- [AIM]: Determine the number of lines where "this" occurs and reply with that number by itself.

- [DATASET EXTRACT]:

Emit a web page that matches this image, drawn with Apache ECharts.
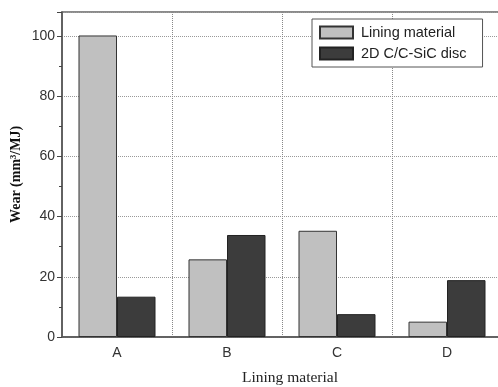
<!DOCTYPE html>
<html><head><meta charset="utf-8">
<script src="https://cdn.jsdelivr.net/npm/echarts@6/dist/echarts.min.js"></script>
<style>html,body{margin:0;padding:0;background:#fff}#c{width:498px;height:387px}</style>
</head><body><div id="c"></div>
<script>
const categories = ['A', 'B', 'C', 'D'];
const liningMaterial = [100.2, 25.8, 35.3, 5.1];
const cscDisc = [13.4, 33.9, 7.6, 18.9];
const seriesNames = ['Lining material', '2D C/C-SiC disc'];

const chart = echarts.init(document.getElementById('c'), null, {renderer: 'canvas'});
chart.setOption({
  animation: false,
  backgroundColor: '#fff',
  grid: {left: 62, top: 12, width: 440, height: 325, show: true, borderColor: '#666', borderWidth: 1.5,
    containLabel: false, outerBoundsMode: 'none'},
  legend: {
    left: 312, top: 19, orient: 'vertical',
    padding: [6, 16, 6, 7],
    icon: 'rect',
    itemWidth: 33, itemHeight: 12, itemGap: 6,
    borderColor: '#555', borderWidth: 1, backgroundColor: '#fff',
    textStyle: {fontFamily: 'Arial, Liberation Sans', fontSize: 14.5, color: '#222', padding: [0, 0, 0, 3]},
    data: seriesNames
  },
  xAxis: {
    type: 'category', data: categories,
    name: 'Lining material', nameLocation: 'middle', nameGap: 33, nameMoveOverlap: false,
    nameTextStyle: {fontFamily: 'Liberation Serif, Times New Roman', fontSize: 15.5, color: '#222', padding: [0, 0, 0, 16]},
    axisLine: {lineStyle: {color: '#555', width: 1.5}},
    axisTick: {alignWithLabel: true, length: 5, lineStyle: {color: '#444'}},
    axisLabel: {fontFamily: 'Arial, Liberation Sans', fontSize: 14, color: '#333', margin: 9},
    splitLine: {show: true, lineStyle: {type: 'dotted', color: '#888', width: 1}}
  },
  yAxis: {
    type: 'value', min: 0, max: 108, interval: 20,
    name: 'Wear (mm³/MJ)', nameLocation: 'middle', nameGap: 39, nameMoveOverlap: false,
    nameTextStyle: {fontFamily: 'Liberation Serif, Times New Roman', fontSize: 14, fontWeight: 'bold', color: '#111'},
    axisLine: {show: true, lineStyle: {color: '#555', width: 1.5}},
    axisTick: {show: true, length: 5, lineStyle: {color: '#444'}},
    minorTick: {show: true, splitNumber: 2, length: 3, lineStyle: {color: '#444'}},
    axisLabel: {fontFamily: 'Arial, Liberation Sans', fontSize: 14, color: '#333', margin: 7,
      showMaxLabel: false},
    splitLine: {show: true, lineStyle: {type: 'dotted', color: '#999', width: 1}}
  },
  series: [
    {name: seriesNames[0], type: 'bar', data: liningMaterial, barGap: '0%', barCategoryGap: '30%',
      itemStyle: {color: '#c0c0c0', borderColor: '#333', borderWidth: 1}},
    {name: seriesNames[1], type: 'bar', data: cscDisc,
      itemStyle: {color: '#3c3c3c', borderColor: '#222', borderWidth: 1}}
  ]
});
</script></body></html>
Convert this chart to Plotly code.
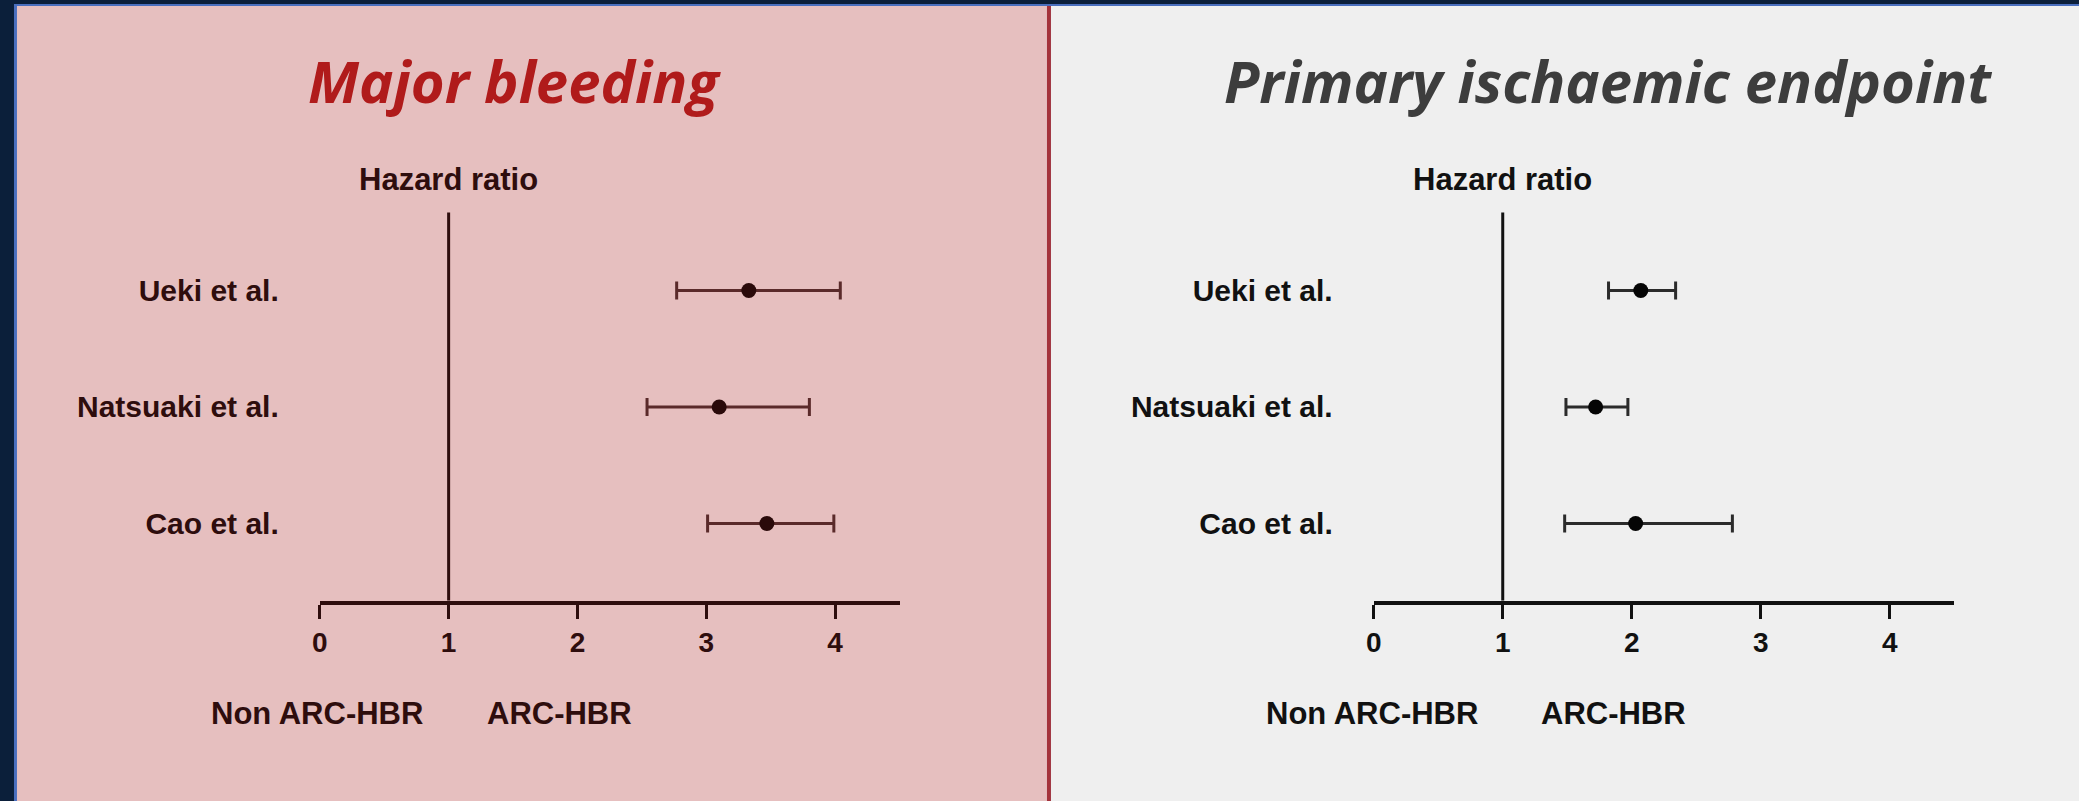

- [TASK OUTPUT]: 2